DESCRIPTION OF THE TASK:
Please write out the lines of the data exactly, beginning with the first and ending with the line containing "import numpy as np"; leave the pictures behind.

::::

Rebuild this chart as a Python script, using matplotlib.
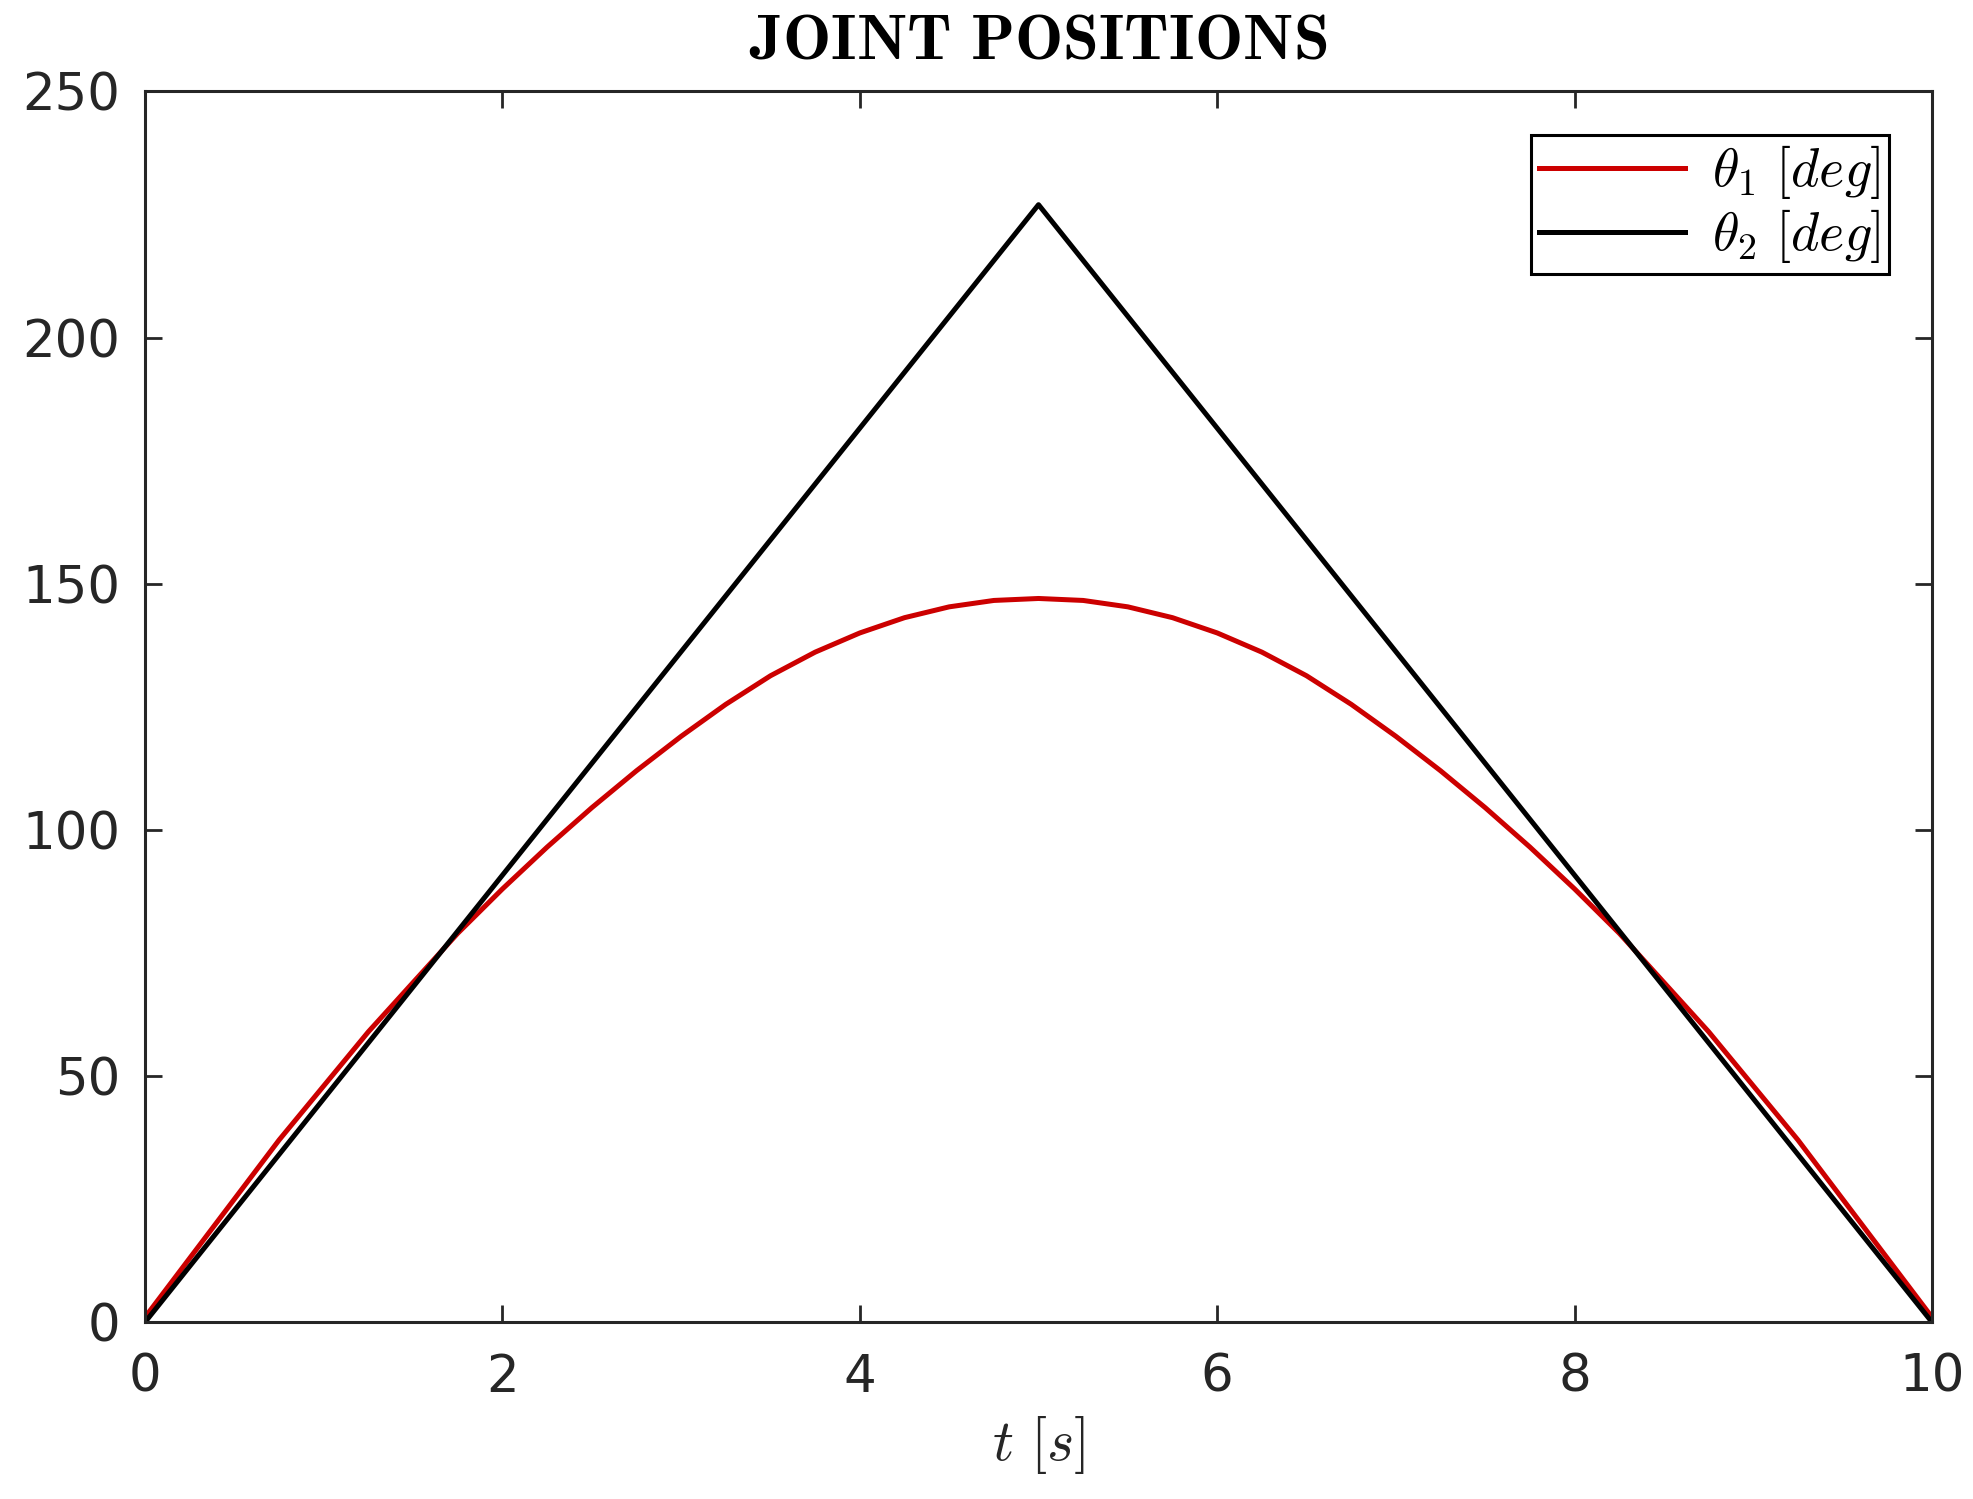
import matplotlib
matplotlib.use("Agg")
import matplotlib.pyplot as plt
import numpy as np

# tiempo [s] y posiciones articulares
t_theta1 = [0, 0.25, 0.5, 0.75, 1, 1.25, 1.5, 1.75, 2, 2.25, 2.5, 2.75, 3, 3.25, 3.5,
            3.75, 4, 4.25, 4.5, 4.75, 5, 5.25, 5.5, 5.75, 6, 6.25, 6.5, 6.75, 7, 7.25,
            7.5, 7.75, 8, 8.25, 8.5, 8.75, 9, 9.25, 9.5, 9.75, 10]
theta1 = [1, 13, 25, 37, 48, 59, 69, 79, 88, 96.5, 104.5, 112, 119, 125.5, 131.3,
          136.1, 140, 143.1, 145.3, 146.6, 147, 146.6, 145.3, 143.1, 140, 136.1, 131.3,
          125.5, 119, 112, 104.5, 96.5, 88, 79, 69, 59, 48, 37, 25, 13, 1]

t_theta2 = [0, 5, 10]
theta2 = [0, 227, 0]

xticks = [0, 2, 4, 6, 8, 10]
yticks = [0, 50, 100, 150, 200, 250]

plt.rcParams['mathtext.fontset'] = 'cm'
gris = '#262626'

fig = plt.figure(figsize=(9.87, 7.495), dpi=200)
ax = fig.add_axes([0.0735, 0.118, 0.9052, 0.821])

ax.plot(t_theta1, theta1, color='#cc0000', linewidth=1.8, label=r'$\theta_1\ [deg]$',
        solid_joinstyle='round')
ax.plot(t_theta2, theta2, color='black', linewidth=1.8, label=r'$\theta_2\ [deg]$')

ax.set_xlim(0, 10)
ax.set_ylim(0, 250)
ax.set_xticks(xticks)
ax.set_yticks(yticks)
ax.tick_params(direction='in', length=6, width=1.0, top=True, right=True,
               labelsize=18.5, colors=gris)
ax.tick_params(axis='y', pad=9)
ax.tick_params(axis='x', pad=11)
for s in ax.spines.values():
    s.set_color(gris)
    s.set_linewidth(1.1)

ax.set_xlabel(r'$t\ [s]$', fontsize=21, color=gris, labelpad=4)
ax.set_title(r'$\mathbf{JOINT\ POSITIONS}$', fontsize=23.2, pad=12)

leg = ax.legend(loc='upper right', fontsize=19.5, fancybox=False, framealpha=1,
                edgecolor='black', handlelength=2.7, borderaxespad=0.8,
                borderpad=0.15, labelspacing=0.12, handletextpad=0.5,
                handleheight=0.6)
leg.get_frame().set_linewidth(1.1)

fig.savefig('out.png', dpi=200)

::::

EXERCISE ANSWER:
Rebuild this chart as a Python script, using matplotlib.
import matplotlib
matplotlib.use("Agg")
import matplotlib.pyplot as plt
import numpy as np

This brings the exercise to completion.